The system that manages the mapping between object names and shards is called Electric Moray. It offers the same interface as Moray (and ultimately directs all requests to a Moray instance) but deals with routing requests to the right shard.
Storage server. Storage nodes are primarily responsible for maintaining durability of a single copy of an object and providing the isolated compute containers in which to run user programs. For storage, these nodes provide a straightforward HTTP interface over the local disks, which are managed by the ZFS file system. Objects are written using a random (UUIDv4) name. On a write, a successful status code is returned to the calling operation only when fsync(2)
has completed and the data is known to be safely on disk.
Manta leverages ZFS to solve the local durability problem. This satisfies all of the constraints described previously, including checksums to detect all forms of block-level corruption, software RAID that automatically detects and repairs such corruption as data is read, and pooled storage to support dynamically resizing file systems to satisfy user requests for additional scratch space.
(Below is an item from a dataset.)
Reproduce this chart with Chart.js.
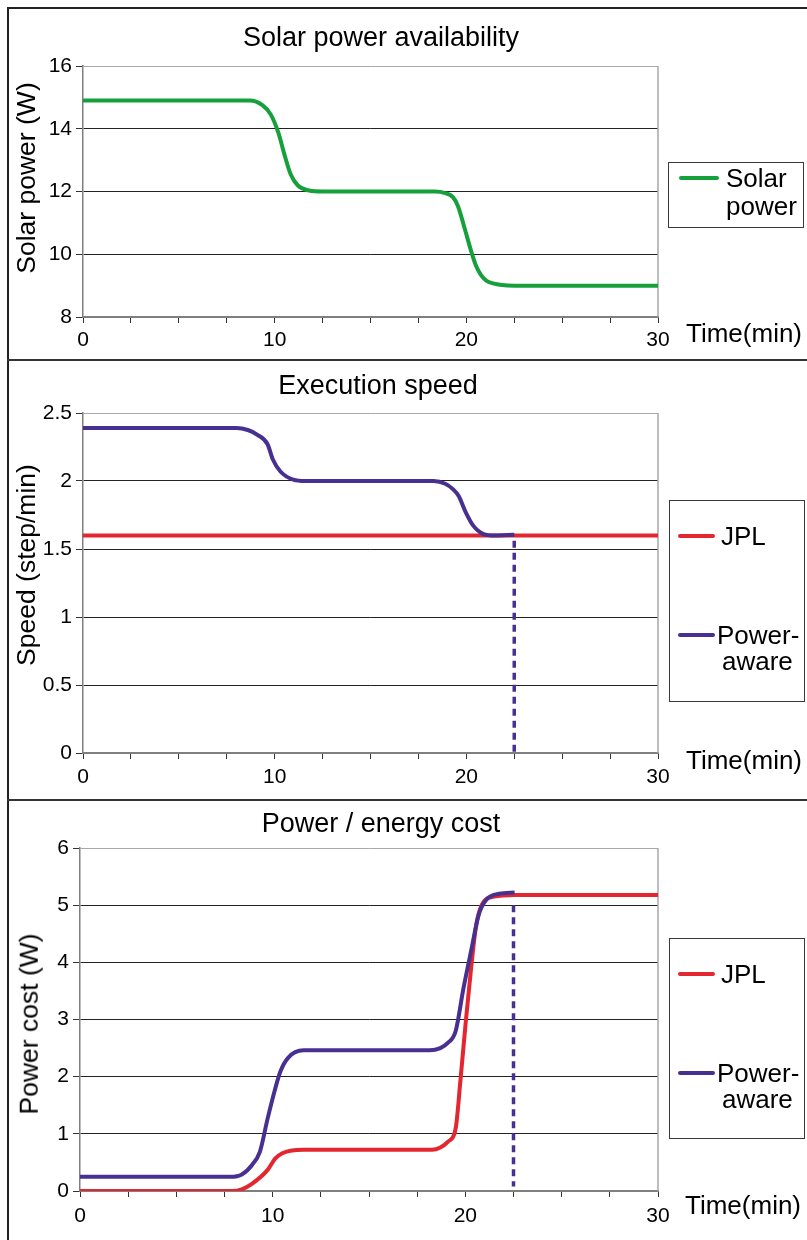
<!DOCTYPE html>
<html>
<head>
<meta charset="utf-8">
<script src="https://cdn.jsdelivr.net/npm/chart.js@4"></script>
<style>
  body { margin: 0; background: #fff; font-family: "Liberation Sans", Arial, sans-serif; }
  #page { position: relative; width: 807px; height: 1240px; overflow: hidden; }
  canvas { position: absolute; left: 0; }
  .txt { position: absolute; white-space: nowrap; color: #000; }
  .rot { position: absolute; white-space: nowrap; color: #000; transform: translate(-50%, -50%) rotate(-90deg); }
  .lgbox { position: absolute; border: 1.5px solid #3a3a3a; box-sizing: border-box; }
  .lgline { position: absolute; height: 4px; border-radius: 2px; }
  .hline { position: absolute; left: 7px; right: 0; height: 2px; background: #333; }
</style>
</head>
<body>
<div id="page">
  <div style="position:absolute;left:7px;top:7px;width:1.5px;height:1240px;background:#222"></div>
  <div style="position:absolute;left:7px;top:7px;right:0;height:1.5px;background:#222"></div>
  <div class="hline" style="top:359px"></div>
  <div class="hline" style="top:799px"></div>
  <canvas id="c1" width="807" height="360" style="top:0"></canvas>
  <canvas id="c2" width="807" height="440" style="top:360px"></canvas>
  <canvas id="c3" width="807" height="440" style="top:800px"></canvas>
</div>
<script>
"use strict";

// ---- data (time in min) ----
const solarT = [0, 8.7, 9.36, 9.8, 10.2, 10.5, 10.84, 11.2, 11.8, 12.5, 18.36, 18.9, 19.3, 19.56, 19.97, 20.25, 20.5, 20.75, 21.04, 21.4, 21.85, 22.5, 30];
const solarW = [14.9, 14.9, 14.75, 14.45, 13.86, 13.2, 12.54, 12.2, 12.03, 12.0, 12.0, 11.95, 11.82, 11.54, 10.7, 10.1, 9.64, 9.35, 9.16, 9.07, 9.02, 9.0, 9.0];

const speedT = [0, 8.0, 8.6, 9.1, 9.63, 9.9, 10.3, 10.97, 11.6, 18.3, 18.9, 19.3, 19.6, 19.97, 20.37, 20.9, 21.45, 22.5];
const speedAware = [2.39, 2.39, 2.375, 2.34, 2.27, 2.16, 2.07, 2.01, 2.0, 2.0, 1.98, 1.94, 1.89, 1.77, 1.67, 1.61, 1.6, 1.605];
const speedJplT = [0, 30];
const speedJpl = [1.6, 1.6];
const speedStopT = [22.5, 22.5];
const speedStop = [1.56, 0];

const costAwareT = [0, 7.8, 8.4, 8.94, 9.34, 9.74, 10.1, 10.4, 10.8, 11.6, 18.15, 18.7, 19.09, 19.5, 19.9, 20.3, 20.7, 21.1, 21.76, 22.56];
const costAware = [0.25, 0.25, 0.29, 0.46, 0.69, 1.27, 1.75, 2.09, 2.33, 2.46, 2.46, 2.5, 2.59, 2.8, 3.54, 4.2, 4.84, 5.1, 5.2, 5.22];
const costJplT = [0, 7.9, 8.4, 8.94, 9.74, 10.14, 10.5, 11.0, 11.6, 18.28, 18.7, 19.09, 19.5, 19.75, 20.02, 20.3, 20.55, 20.82, 21.48, 22.56, 30];
const costJpl = [0, 0, 0.03, 0.13, 0.37, 0.57, 0.66, 0.71, 0.72, 0.72, 0.76, 0.86, 1.1, 1.95, 2.95, 3.9, 4.62, 4.98, 5.15, 5.18, 5.18];
const costStopT = [22.5, 22.5];
const costStop = [5.0, 0.08];

const xLabelEvery = 10;
const GREEN = "#16a03c", RED = "#e3262f", PURPLE = "#47308f";

Chart.defaults.font.family = '"Liberation Sans", Arial, sans-serif';
Chart.defaults.color = "#000";

function pts(xs, ys) {
  return xs.map((x, i) => ({ x: x, y: ys[i] }));
}

// gray frame on the right side of the plot area
const plotFrame = {
  id: "plotFrame",
  beforeDatasetsDraw(chart) {
    const a = chart.chartArea, ctx = chart.ctx;
    ctx.save();
    ctx.strokeStyle = "#a8a8a8";
    ctx.lineWidth = 1.5;
    ctx.beginPath();
    ctx.moveTo(a.right, a.top);
    ctx.lineTo(a.right, a.bottom);
    ctx.stroke();
    ctx.restore();
  }
};

function panelChart(id, area, y, datasets) {
  return new Chart(document.getElementById(id), {
    type: "line",
    data: { datasets: datasets },
    options: {
      responsive: false,
      animation: false,
      devicePixelRatio: 1,
      layout: { padding: { top: area.top, right: 807 - area.right, left: 0, bottom: 0 } },
      elements: { point: { radius: 0 } },
      plugins: { legend: { display: false }, tooltip: { enabled: false } },
      scales: {
        x: {
          type: "linear", min: 0, max: 30,
          afterFit: s => { s.height = area.h - area.bottom; },
          border: { color: "#7f7f7f", width: 2 },
          grid: { drawOnChartArea: false, tickLength: 6, tickColor: "#333" },
          ticks: {
            stepSize: 2.5, autoSkip: false, maxRotation: 0, padding: area.labelPad,
            font: { size: 21 },
            callback: v => (v % xLabelEvery === 0 ? String(v) : "")
          }
        },
        y: {
          min: y.min, max: y.max,
          afterFit: s => { s.width = area.left; },
          border: { color: "#7f7f7f", width: 1.5 },
          grid: {
            tickLength: 7, tickColor: "#333",
            color: c => (c.tick.value === y.max ? "#a8a8a8" : "#222"),
            lineWidth: 1
          },
          ticks: { stepSize: y.step, padding: 4, font: { size: 21 }, callback: v => String(v) }
        }
      }
    },
    plugins: [plotFrame]
  });
}

function line(label, xs, ys, color, order, dash) {
  return {
    label: label,
    data: pts(xs, ys),
    borderColor: color,
    borderWidth: dash ? 3.5 : 4,
    borderDash: dash || [],
    cubicInterpolationMode: dash ? "default" : "monotone",
    tension: 0,
    fill: false,
    order: order
  };
}

panelChart("c1", { left: 83, right: 658, top: 66, bottom: 317, h: 360, labelPad: 5 }, { min: 8, max: 16, step: 2 }, [
  line("Solar power", solarT, solarW, GREEN, 0)
]);

panelChart("c2", { left: 83, right: 658, top: 53, bottom: 393, h: 440, labelPad: 6 }, { min: 0, max: 2.5, step: 0.5 }, [
  line("Power-aware", speedT, speedAware, PURPLE, 0),
  line("", speedStopT, speedStop, PURPLE, 1, [7, 5]),
  line("JPL", speedJplT, speedJpl, RED, 2)
]);

panelChart("c3", { left: 80, right: 658, top: 48, bottom: 391, h: 440, labelPad: 7 }, { min: 0, max: 6, step: 1 }, [
  line("Power-aware", costAwareT, costAware, PURPLE, 0),
  line("", costStopT, costStop, PURPLE, 1, [7, 5]),
  line("JPL", costJplT, costJpl, RED, 2)
]);

// ---- texts, legends ----
const page = document.getElementById("page");
function text(str, x, cy, size, center) {
  const d = document.createElement("div");
  d.className = "txt";
  d.textContent = str;
  d.style.fontSize = size + "px";
  d.style.lineHeight = size + "px";
  d.style.top = (cy - size / 2) + "px";
  d.style.left = x + "px";
  if (center) d.style.transform = "translateX(-50%)";
  page.appendChild(d);
}
function vtext(str, cx, cy, size) {
  const d = document.createElement("div");
  d.className = "rot";
  d.textContent = str;
  d.style.fontSize = size + "px";
  d.style.lineHeight = size + "px";
  d.style.left = cx + "px";
  d.style.top = cy + "px";
  page.appendChild(d);
}
function box(x1, y1, x2, y2) {
  const d = document.createElement("div");
  d.className = "lgbox";
  d.style.left = x1 + "px"; d.style.top = y1 + "px";
  d.style.width = (x2 - x1) + "px"; d.style.height = (y2 - y1) + "px";
  page.appendChild(d);
}
function swatch(x1, x2, cy, color) {
  const d = document.createElement("div");
  d.className = "lgline";
  d.style.left = x1 + "px"; d.style.width = (x2 - x1) + "px";
  d.style.top = (cy - 2) + "px"; d.style.background = color;
  page.appendChild(d);
}

text("Solar power availability", 381, 37, 27, true);
text("Execution speed", 378, 385, 27, true);
text("Power / energy cost", 381, 823, 27, true);

vtext("Solar power (W)", 26, 178, 26.5);
vtext("Speed (step/min)", 26, 565, 26.5);
vtext("Power cost (W)", 29, 1024, 26.5);

text("Time(min)", 686, 333, 26);
text("Time(min)", 686, 760, 26);
text("Time(min)", 685, 1205, 26);

box(668, 162, 804, 228);
swatch(679, 719, 178, GREEN);
text("Solar", 726, 178, 26);
text("power", 726, 206, 26);

[[500, 702], [938, 1139]].forEach(([t, b]) => {
  box(669, t, 805, b);
  swatch(678, 715, t + 36, RED);
  text("JPL", 721, t + 36, 26);
  swatch(678, 715, t + 135, PURPLE);
  text("Power-", 717, t + 135, 26);
  text("aware", 722, t + 161, 26);
});
</script>
</body>
</html>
The triple-parity software RAID implementation can sustain steady-state operation (including writes) in the face of up to three concurrent disk failures, though systems are configured with double parity for better cost efficiency.
Compute. Users run computation in Manta by submitting jobs. To support a MapReduce-like model, jobs are made up of one or more phases, each of which is either a map phase or a reduce phase. Map phases are divided into tasks—one for each input object. Users can specify how many reduce tasks they want for a given reduce phase.
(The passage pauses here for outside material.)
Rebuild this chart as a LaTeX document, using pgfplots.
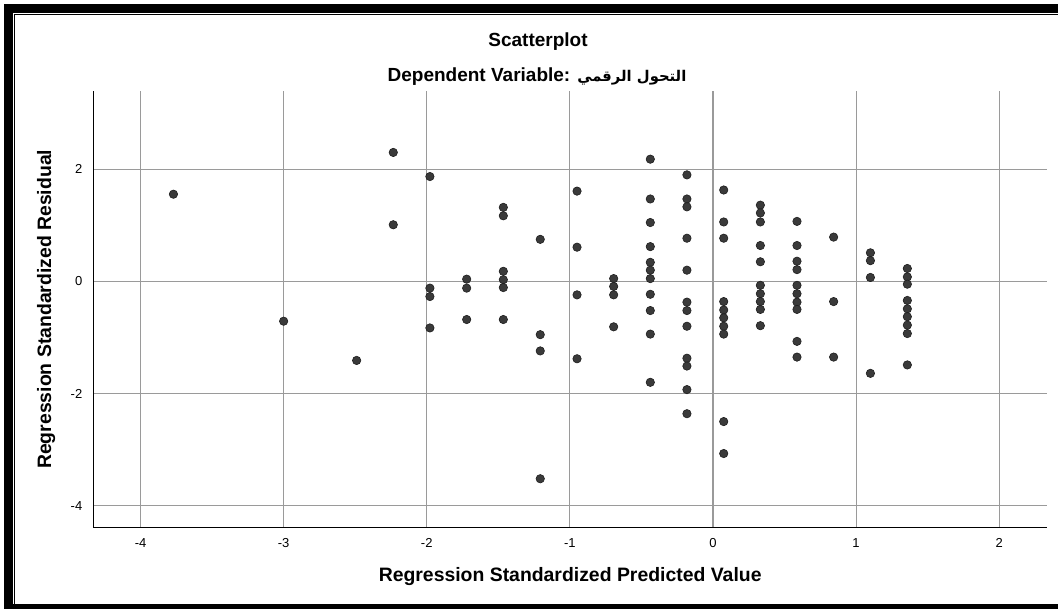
\documentclass[border=0pt]{standalone}
\usepackage{pgfplots}
\pgfplotsset{compat=1.18}
\usepackage{fontspec}
\setmainfont{Liberation Sans}
\newfontfamily\arabicfont[Script=Arabic]{DejaVu Sans}
\TeXXeTstate=1
\definecolor{dotfill}{HTML}{3A3A3A}
\definecolor{dotedge}{HTML}{1E1E1E}
\definecolor{gridgray}{HTML}{9A9A9A}
\begin{document}
\begin{tikzpicture}[x=0.5pt,y=0.5pt]
\useasboundingbox (0,0) rectangle (1058,609);
\fill[white] (0,0) rectangle (1058,609);
\fill[black] (4,0) rectangle (13,605);
\fill[black] (4,596) rectangle (1058,605);
\fill[black] (4,0) rectangle (1058,5);
\draw[line width=0.6pt] (14.7,5) -- (14.7,594.3) -- (1058,594.3);
\begin{axis}[
  at={(46.65pt,40.65pt)}, anchor=south west,
  scale only axis, width=476.85pt, height=218.35pt,
  xmin=-4.33, xmax=2.334, ymin=-4.393, ymax=3.396,
  axis x line*=bottom, axis y line*=left,
  axis line style={black, line width=0.6pt, -},
  grid=major, major grid style={gridgray, line width=0.6pt},
  xtick={-4,-3,-2,-1,0,1,2}, xticklabels={-4,-3,-2,-1,0,1,2},
  ytick={-4,-2,0,2}, yticklabels={-4,-2,0,2},
  tick style={draw=none},
  ticklabel style={font=\fontsize{6.5}{7}\selectfont},
  xticklabel shift=2pt, yticklabel shift=2pt,
  xlabel={Regression Standardized Predicted Value},
  ylabel={Regression Standardized Residual},
  label style={font=\bfseries\fontsize{9.7}{11}\selectfont},
  xlabel style={at={(axis description cs:0.5,0)}, anchor=center, yshift=-24.6pt},
  ylabel style={at={(axis description cs:0,0.5)}, anchor=center, rotate=0, yshift=23.6pt},
  clip=false,
]
\addplot[only marks, mark=*, mark size=2.1pt, mark options={fill=dotfill, draw=dotedge, line width=0.3pt}] coordinates {
(-3.77,1.555) (-3.00,-0.71) (-2.49,-1.41) (-2.234,2.30) (-2.234,1.01)
(-1.978,1.87) (-1.978,-0.12) (-1.978,-0.27) (-1.978,-0.83)
(-1.721,0.04) (-1.721,-0.12) (-1.721,-0.68)
(-1.465,1.32) (-1.465,1.17) (-1.465,0.18) (-1.465,0.03) (-1.465,-0.11) (-1.465,-0.68)
(-1.207,0.75) (-1.207,-0.95) (-1.207,-1.24) (-1.207,-3.52)
(-0.950,1.61) (-0.950,0.61) (-0.950,-0.24) (-0.950,-1.38)
(-0.694,0.05) (-0.694,-0.09) (-0.694,-0.24) (-0.694,-0.81)
(-0.438,2.18) (-0.438,1.47) (-0.438,1.05) (-0.438,0.62) (-0.438,0.34) (-0.438,0.20) (-0.438,0.05) (-0.438,-0.23) (-0.438,-0.52) (-0.438,-0.94) (-0.438,-1.80)
(-0.182,1.90) (-0.182,1.47) (-0.182,1.33) (-0.182,0.77) (-0.182,0.20) (-0.182,-0.37) (-0.182,-0.52) (-0.182,-0.80) (-0.182,-1.37) (-0.182,-1.51) (-0.182,-1.93) (-0.182,-2.36)
(0.075,1.63) (0.075,1.06) (0.075,0.77) (0.075,-0.36) (0.075,-0.51) (0.075,-0.65) (0.075,-0.80) (0.075,-0.94) (0.075,-2.50) (0.075,-3.07)
(0.331,1.36) (0.331,1.22) (0.331,1.06) (0.331,0.64) (0.331,0.35) (0.331,-0.07) (0.331,-0.22) (0.331,-0.36) (0.331,-0.50) (0.331,-0.79)
(0.587,1.07) (0.587,0.64) (0.587,0.36) (0.587,0.21) (0.587,-0.07) (0.587,-0.22) (0.587,-0.37) (0.587,-0.50) (0.587,-1.07) (0.587,-1.35)
(0.843,0.79) (0.843,-0.36) (0.843,-1.35)
(1.100,0.51) (1.100,0.37) (1.100,0.07) (1.100,-1.64)
(1.358,0.23) (1.358,0.08) (1.358,-0.05) (1.358,-0.34) (1.358,-0.49) (1.358,-0.63) (1.358,-0.78) (1.358,-0.93) (1.358,-1.49)
};
\end{axis}
\node[font=\bfseries\fontsize{9.5}{11}\selectfont] at (538,567) {Scatterplot};
\node[font=\fontsize{9.5}{11}\selectfont] at (537,532) {\textbf{Dependent Variable:} {\arabicfont\bfseries\fontsize{7.4}{9}\selectfont\beginR التحول الرقمي\endR}};
\end{tikzpicture}
\end{document}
An important design goal is that jobs should be able to operate on an arbitrary number of objects, with an arbitrary number of tasks, producing an arbitrary number of errors or outputs, meaning these quantities should scale with the resources of the system rather than being limited for algorithmic reasons. As a concrete example, Figure 3 shows a map-only job. To achieve this, the interfaces to list inputs, outputs, and errors are necessarily streaming and paginated, rather than providing complete listings in a single request. Internally, inputs, outputs, errors, and tasks are operated on in groups, and it must never be required for all of them (or any particular group of them) to be stored in memory.
As a concrete example, here is a map-only job that searches for instances of a given URL (/login)
in a set of Apache-format request logs named in the local file inputs.txt
. A user would run this from the local system.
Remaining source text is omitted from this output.